У государства падает новаторская активность, закупориваются механизмы обратной связи, замедляются умственные процессы. Взаимодействие бизнеса с чиновничеством взяткой начинается и взяткой исчерпывается. В коррупции нет ничего нового, но сейчас она расцветает именно из-за отсутствия альтернативных способов разговора между государством и бизнесам. Как говорил герой фильма “Убить дракона”: “Если нельзя протестовать — то хотя бы поспорить”. А если нельзя спорить — можно занести. Это называется — навели порядок.
И опять же — сожаления не о занесенных рублях, не о преступлениях или неразумных решениях, а о несовершенном. Неслучившемся. Непредложенных законах. Несказанных словах. Неучрежденных учреждениях. Не организованных организациях. Не подсказанных вовремя решениях. Не оказанной сиротам помощи (потому что благотворительность — пиар, а активный пиар — политическое преступление). Корреспондент “Известий” Дмитрий Соколов-Митрич столкнулся с тем, что в регионах любая позитивная известность оказывается опасной, поскольку возникает подозрение, что человек — скажем, бизнесмен, меценат — претендует на некую “самостоятельную игру”, а это строжайше запрещено. Уже зафиксированы случаи, когда местные власти просто запрещали бизнесмену заниматься благотворительностью. Соколов-Митрич обобщает этот свой удивительной опыт в статье “Ария высунувшейся головы”, в которой пишет: “Доброе дело — фактор политический. Ты сегодня сделаешь доброе дело, завтра сделаешь доброе дело, а послезавтра станешь популярнее, чем те, популярнее которых становиться очень нежелательно. Что мешает этим “тем” самим делать добрые дела? Да ничто не мешает, но зачем их делать, если единственный, кто мешает не делать, — это ты. Это представление об управлении страной как об искусстве заболачивать местность крепнет у нас день ото дня. “Как бы чего не вышло!” — сначала по этому принципу жило и действовало слишком много отдельных чиновников, потом — слишком много целых регионов, затем на верность этому “как бы чего” присягнул бизнес, для которого вроде как жизнь по этой формуле вообще смертельно опасна. Теперь от всесилия этой мотивации можно спастись лишь в Москве, Питере и еще нескольких крупных городах. Я уже знаю людей, которые от этой напасти уехали жить за границу — просто потому, что они хотят работать не ради своего брюха, а ради своей высунувшейся головы”.

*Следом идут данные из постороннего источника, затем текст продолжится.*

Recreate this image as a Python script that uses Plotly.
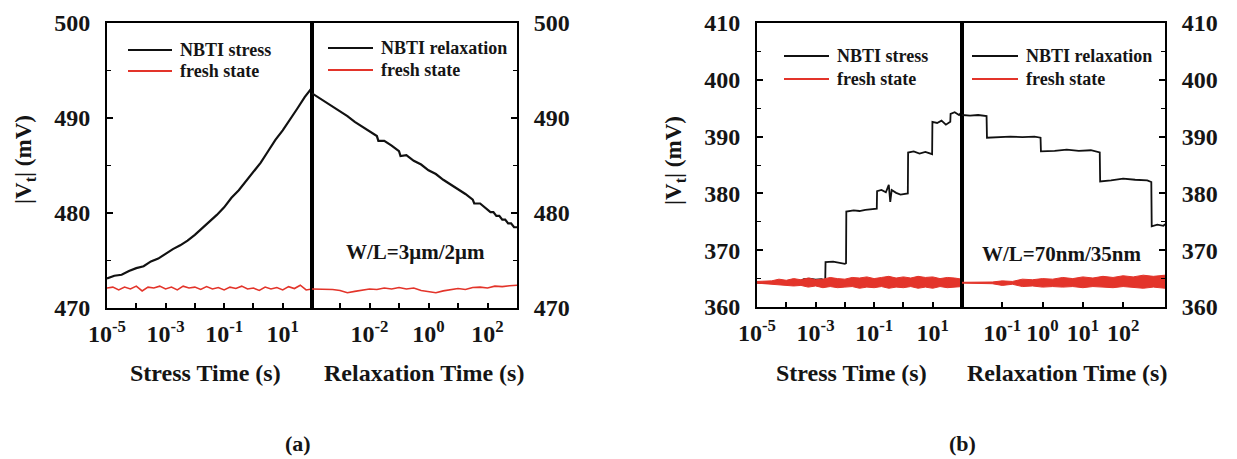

Разумеется, это все ненадолго. Но ненадолго — по историческим меркам. А с точки зрения продолжительности человеческой жизни — очень даже надолго. Уже долго. Самое главное, что, если наступят перемены, — это могут быть только перемены к худшему. Ибо существующий сегодня политический режим может быть изменен только в результате потрясений, а в потрясениях, будь они финансовыми, военными или природными, нет ничего хорошего. Но, как бы режим ни был изменен, — в эпохе, которая последует за ним, будет большее количество событий, а умения на них реагировать уже не будет. В меньшем масштабе повторится катастрофа 1990-х годов: на общество, привыкшее к тепличному режиму мягкой тирании и лишенное механизмов ответа на вызовы внешней среды, обрушится повышенная доза событийности. Поэтому те крутые перемены, которые нам предстоят, не могут быть восприняты иначе как перемены к худшему. Но, пожалуй, эти перемены не могут не произойти, поскольку жизнь течет, а она размывала стены и не таких еще холодильников.
Будущее принадлежит свободе, поскольку будущее есть только у тех, кто способен на ускоренное развитие. Развитие достигается за счет изменчивости, а “свободу” — в политическом, социально-философском и прочих смыслах — для сегодняшнего дня можно определить как политику расширения диапазона изменчивости.